The Cuckoo Mama is one! Today! Happy Birthday to me! Wow!
And what a twelve months it’s been! Goodness! It’s strange to think of turning one! In some ways it all still seems so incredibly new to me yet, in others, I can’t imagine not spending my nap times writing; tapping away on my trusty laptop as the inspiration hits, and the spark of a post ignites, then comes to life.
When I penned my first piece, on the 13th of May 2017, I had no clue what to expect. I’d, just about, figured out the technology, written a few words, re-written a few words, then, bingo! I hit the publish button.
And that was it!
In some ways it was all a bit anticlimactic. There were no party poppers banging, or complete crashing of the internet as it went live and, with initially, zero views, I was not on course to change the world!
Before venturing out in to the forays of the world wide web, I’d never realised just how big the blogging community is, and how there are a whole host of wonderfully talented people, also tapping away on their trusty laptops, writing about their passions and life stories too. It’s a world I’ve thoroughly enjoyed dipping my toe in to and one in which I have met some truly inspirational people.
I’ve always, very much, written on a whim and have never had a list or schedule of things I want to post about, and I love the freedom that allows me. It’s possibly a bit selfish but perhaps we can call it creative instead! In all honesty, I really didn’t expect I’d still be finding things to say fifty-two weeks later, with an ever-growing readership. Over that time, I’ve, very randomly, mused about all sorts of things from nice fridges, to tantric sex, to The Sound of Music and toddler poo!
And I most definitely was not going to write about infertility.
The past year has been hugely exciting, incredibly humbling, overwhelming and at times, I’ll admit, all a little bit scary too.
Within twelve months I’ve…
Published 48 posts (49 now!) on my blog alone and have guest posted for various others. I’ve, somehow, gained a following of over a thousand folk and have started writing for the Huff Post UK. And I’ve gone global! After being selected as The Baby Spot CA’s blog of the day, I am honoured to now contribute for them. I was featured on Australia’s 9Honey Mums and have had my musings picked up by various fertility charities, around the world, too.
I’ve learned how to tweet, how to self-host a website, adding pages and links and media. I’ve got my own perfectly Caro cuckoo logo, courtesy of the superbly talented, BAFTA nominated, Katy Clemmans. I’ve discovered what SEO actually stands for, and can even remember some of the time, I know what a plug-in is and have realised just how much of a perfectionist I am when it comes to each and every word I write. And how boring and frustrating I still find the technical side!
I became a shortlisted finalist in the UK Blog Awards and attended my first ever awards ceremony, feeling immeasurably proud to see my name in lights and knowing how many people I have helped along the way; that nomination was definitely for all you fellow warriors out there. I’ve completed training to become a Fertility Network UK volunteer, I’m a Fruitful Fertility mentor and have built relationships with so many wonderful, brave women who are fighting their own wars against infertility.

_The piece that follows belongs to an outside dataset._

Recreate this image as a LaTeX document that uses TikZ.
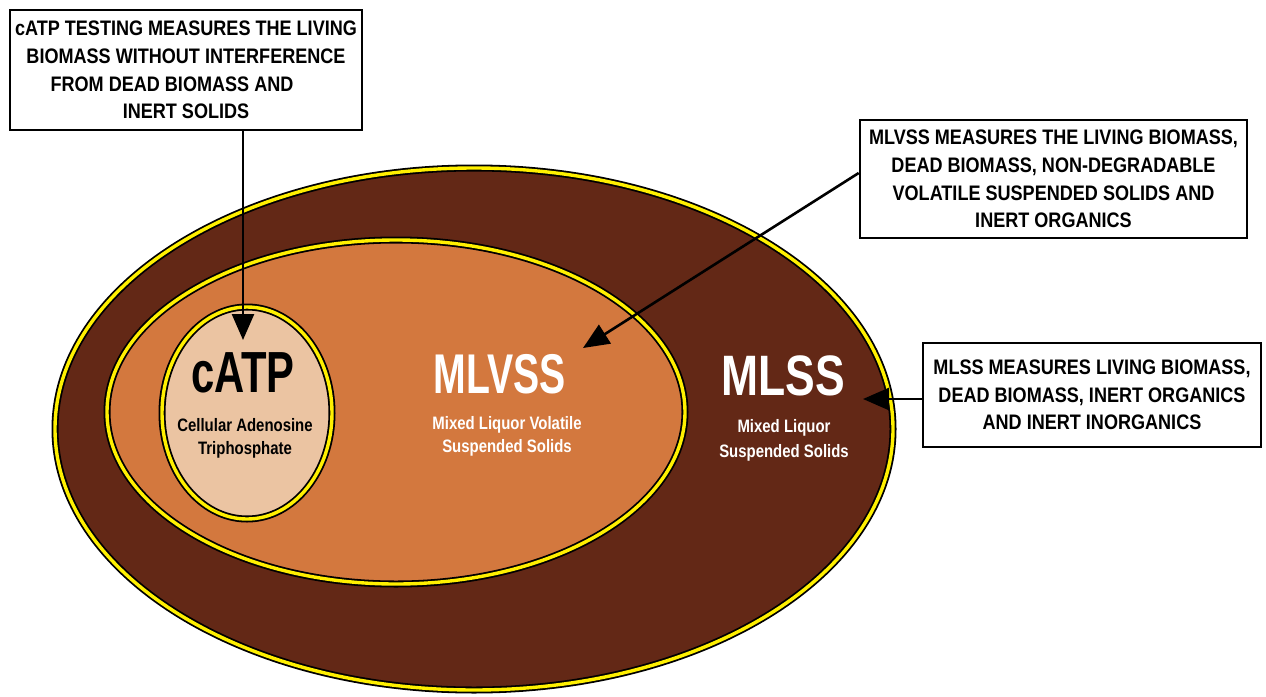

I’ve started to come to terms with the fact that infertility is for life and, whether I like it or not, I will always be one half of an infertile couple. Through acceptance I’m finding peace and contentment in living a life so different to the one I imagined. I’ve discovered a freedom in learning that I don’t have to be the picture perfect parent, but that, actually, we’re all practically perfect, in our own, unique, ways. And we should celebrate that! I’m slowly but steadily embracing myself as a survivor, mother, wife, daughter and friend I am proud of, can love and am happy to be.
I’ve raised and loved and watched a small person grow less small. And my love for him has, and does, evolve daily. I’ve come to count my blessings and be truly grateful for all I have; my life may not always follow the path I expect it should but infinitely I don’t, always (!) know best.
Just as I never expected to have trouble conceiving, I also never expected so many people would take comfort in my words and in the sharing of my story. It hasn’t always been easy, there have been times when I have written words that are so raw I have been left feeling vulnerable and scared about what people might say or think. Yet I’ve kept on going, pushing the fear aside, learning to embrace that it is only through our struggles that we have a story to tell and it is only through the telling that we can open ourselves up to support others. Well, you know my tale and, for so many reasons, I am determinedly wearing my scars with pride.
As Louisa May Alcott said: “I am not afraid of storms, for I am learning how to sail my ship”
So learn I shall. And sail shall I, whilst trying not to fear what lies ahead; in my life, my writing and as I stand at the crossroads, wondering where my next adventure will take me. Facing my journey into the unknown.
And I thank you for sailing with me! Sincere, heartfelt gratitude to all of you for your continued support, understanding and belief. If ever something so wonderful, and uplifting, can come out of what I’ve done, it’s knowing that I am surrounded by love and give it gladly in return.